YOUR INSTRUCTIONS. Without the images, write out the whole listing exactly.

DATA BLOCK.
** begin **
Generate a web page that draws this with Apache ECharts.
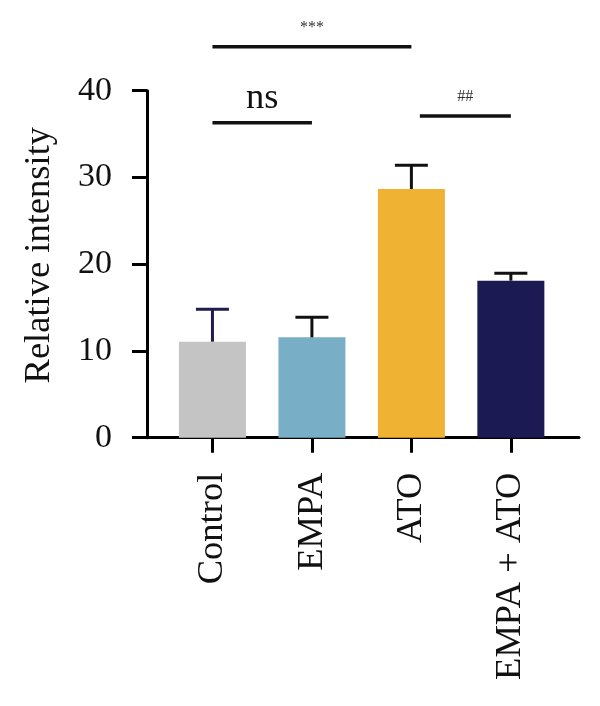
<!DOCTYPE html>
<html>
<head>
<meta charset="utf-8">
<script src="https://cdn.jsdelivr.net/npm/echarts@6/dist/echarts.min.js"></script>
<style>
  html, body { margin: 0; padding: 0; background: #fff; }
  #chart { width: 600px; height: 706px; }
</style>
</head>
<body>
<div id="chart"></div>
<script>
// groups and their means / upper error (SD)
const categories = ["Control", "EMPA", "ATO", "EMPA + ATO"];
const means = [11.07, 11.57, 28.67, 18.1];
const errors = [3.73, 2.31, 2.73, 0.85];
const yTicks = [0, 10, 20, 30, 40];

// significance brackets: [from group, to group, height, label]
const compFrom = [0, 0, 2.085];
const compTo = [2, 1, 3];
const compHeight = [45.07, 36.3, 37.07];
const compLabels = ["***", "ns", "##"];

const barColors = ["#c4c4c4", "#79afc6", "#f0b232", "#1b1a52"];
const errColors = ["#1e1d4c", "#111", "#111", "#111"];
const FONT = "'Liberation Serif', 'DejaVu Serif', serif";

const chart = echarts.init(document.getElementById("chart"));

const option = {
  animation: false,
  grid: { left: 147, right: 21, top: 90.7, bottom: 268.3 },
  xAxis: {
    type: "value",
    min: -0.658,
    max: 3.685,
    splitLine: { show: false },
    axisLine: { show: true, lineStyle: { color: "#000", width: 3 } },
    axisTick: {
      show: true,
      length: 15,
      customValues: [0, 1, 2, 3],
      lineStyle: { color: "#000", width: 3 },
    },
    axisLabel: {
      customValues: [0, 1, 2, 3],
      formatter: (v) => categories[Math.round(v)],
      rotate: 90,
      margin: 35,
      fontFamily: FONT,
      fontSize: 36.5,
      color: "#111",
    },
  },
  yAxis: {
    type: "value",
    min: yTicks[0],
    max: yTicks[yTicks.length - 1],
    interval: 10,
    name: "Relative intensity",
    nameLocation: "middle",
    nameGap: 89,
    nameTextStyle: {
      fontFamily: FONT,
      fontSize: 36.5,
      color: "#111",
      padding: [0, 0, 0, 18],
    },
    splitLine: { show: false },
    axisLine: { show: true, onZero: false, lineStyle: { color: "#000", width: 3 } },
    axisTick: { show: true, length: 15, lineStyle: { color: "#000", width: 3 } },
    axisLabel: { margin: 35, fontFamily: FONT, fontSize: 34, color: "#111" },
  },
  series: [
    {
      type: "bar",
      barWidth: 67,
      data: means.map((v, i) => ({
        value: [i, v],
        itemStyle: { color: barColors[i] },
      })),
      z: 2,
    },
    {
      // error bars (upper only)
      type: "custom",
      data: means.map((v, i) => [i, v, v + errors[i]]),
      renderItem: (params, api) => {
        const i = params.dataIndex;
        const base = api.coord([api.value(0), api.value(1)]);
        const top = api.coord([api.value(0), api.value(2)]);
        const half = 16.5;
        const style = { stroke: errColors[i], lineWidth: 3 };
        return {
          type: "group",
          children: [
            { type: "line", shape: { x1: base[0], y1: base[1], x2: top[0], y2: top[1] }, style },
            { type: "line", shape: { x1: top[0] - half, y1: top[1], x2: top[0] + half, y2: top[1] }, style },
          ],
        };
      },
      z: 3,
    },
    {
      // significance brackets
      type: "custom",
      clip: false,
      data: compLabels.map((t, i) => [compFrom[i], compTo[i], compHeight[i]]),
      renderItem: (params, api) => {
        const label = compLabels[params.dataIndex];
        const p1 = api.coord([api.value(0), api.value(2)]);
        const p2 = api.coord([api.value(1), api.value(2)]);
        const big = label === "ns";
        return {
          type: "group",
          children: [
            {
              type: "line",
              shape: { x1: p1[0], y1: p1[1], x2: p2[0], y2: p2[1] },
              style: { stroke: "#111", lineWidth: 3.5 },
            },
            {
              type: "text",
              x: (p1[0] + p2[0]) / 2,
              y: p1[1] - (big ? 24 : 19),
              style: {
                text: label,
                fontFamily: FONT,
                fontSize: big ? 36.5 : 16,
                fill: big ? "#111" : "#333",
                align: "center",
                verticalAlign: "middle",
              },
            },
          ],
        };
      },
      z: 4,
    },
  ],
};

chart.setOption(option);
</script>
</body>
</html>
** end **
RESPONSE TO THIS TASK.
Generate a web page that draws this with Apache ECharts.
<!DOCTYPE html>
<html>
<head>
<meta charset="utf-8">
<script src="https://cdn.jsdelivr.net/npm/echarts@6/dist/echarts.min.js"></script>
<style>
  html, body { margin: 0; padding: 0; background: #fff; }
  #chart { width: 600px; height: 706px; }
</style>
</head>
<body>
<div id="chart"></div>
<script>
// groups and their means / upper error (SD)
const categories = ["Control", "EMPA", "ATO", "EMPA + ATO"];
const means = [11.07, 11.57, 28.67, 18.1];
const errors = [3.73, 2.31, 2.73, 0.85];
const yTicks = [0, 10, 20, 30, 40];

// significance brackets: [from group, to group, height, label]
const compFrom = [0, 0, 2.085];
const compTo = [2, 1, 3];
const compHeight = [45.07, 36.3, 37.07];
const compLabels = ["***", "ns", "##"];

const barColors = ["#c4c4c4", "#79afc6", "#f0b232", "#1b1a52"];
const errColors = ["#1e1d4c", "#111", "#111", "#111"];
const FONT = "'Liberation Serif', 'DejaVu Serif', serif";

const chart = echarts.init(document.getElementById("chart"));

const option = {
  animation: false,
  grid: { left: 147, right: 21, top: 90.7, bottom: 268.3 },
  xAxis: {
    type: "value",
    min: -0.658,
    max: 3.685,
    splitLine: { show: false },
    axisLine: { show: true, lineStyle: { color: "#000", width: 3 } },
    axisTick: {
      show: true,
      length: 15,
      customValues: [0, 1, 2, 3],
      lineStyle: { color: "#000", width: 3 },
    },
    axisLabel: {
      customValues: [0, 1, 2, 3],
      formatter: (v) => categories[Math.round(v)],
      rotate: 90,
      margin: 35,
      fontFamily: FONT,
      fontSize: 36.5,
      color: "#111",
    },
  },
  yAxis: {
    type: "value",
    min: yTicks[0],
    max: yTicks[yTicks.length - 1],
    interval: 10,
    name: "Relative intensity",
    nameLocation: "middle",
    nameGap: 89,
    nameTextStyle: {
      fontFamily: FONT,
      fontSize: 36.5,
      color: "#111",
      padding: [0, 0, 0, 18],
    },
    splitLine: { show: false },
    axisLine: { show: true, onZero: false, lineStyle: { color: "#000", width: 3 } },
    axisTick: { show: true, length: 15, lineStyle: { color: "#000", width: 3 } },
    axisLabel: { margin: 35, fontFamily: FONT, fontSize: 34, color: "#111" },
  },
  series: [
    {
      type: "bar",
      barWidth: 67,
      data: means.map((v, i) => ({
        value: [i, v],
        itemStyle: { color: barColors[i] },
      })),
      z: 2,
    },
    {
      // error bars (upper only)
      type: "custom",
      data: means.map((v, i) => [i, v, v + errors[i]]),
      renderItem: (params, api) => {
        const i = params.dataIndex;
        const base = api.coord([api.value(0), api.value(1)]);
        const top = api.coord([api.value(0), api.value(2)]);
        const half = 16.5;
        const style = { stroke: errColors[i], lineWidth: 3 };
        return {
          type: "group",
          children: [
            { type: "line", shape: { x1: base[0], y1: base[1], x2: top[0], y2: top[1] }, style },
            { type: "line", shape: { x1: top[0] - half, y1: top[1], x2: top[0] + half, y2: top[1] }, style },
          ],
        };
      },
      z: 3,
    },
    {
      // significance brackets
      type: "custom",
      clip: false,
      data: compLabels.map((t, i) => [compFrom[i], compTo[i], compHeight[i]]),
      renderItem: (params, api) => {
        const label = compLabels[params.dataIndex];
        const p1 = api.coord([api.value(0), api.value(2)]);
        const p2 = api.coord([api.value(1), api.value(2)]);
        const big = label === "ns";
        return {
          type: "group",
          children: [
            {
              type: "line",
              shape: { x1: p1[0], y1: p1[1], x2: p2[0], y2: p2[1] },
              style: { stroke: "#111", lineWidth: 3.5 },
            },
            {
              type: "text",
              x: (p1[0] + p2[0]) / 2,
              y: p1[1] - (big ? 24 : 19),
              style: {
                text: label,
                fontFamily: FONT,
                fontSize: big ? 36.5 : 16,
                fill: big ? "#111" : "#333",
                align: "center",
                verticalAlign: "middle",
              },
            },
          ],
        };
      },
      z: 4,
    },
  ],
};

chart.setOption(option);
</script>
</body>
</html>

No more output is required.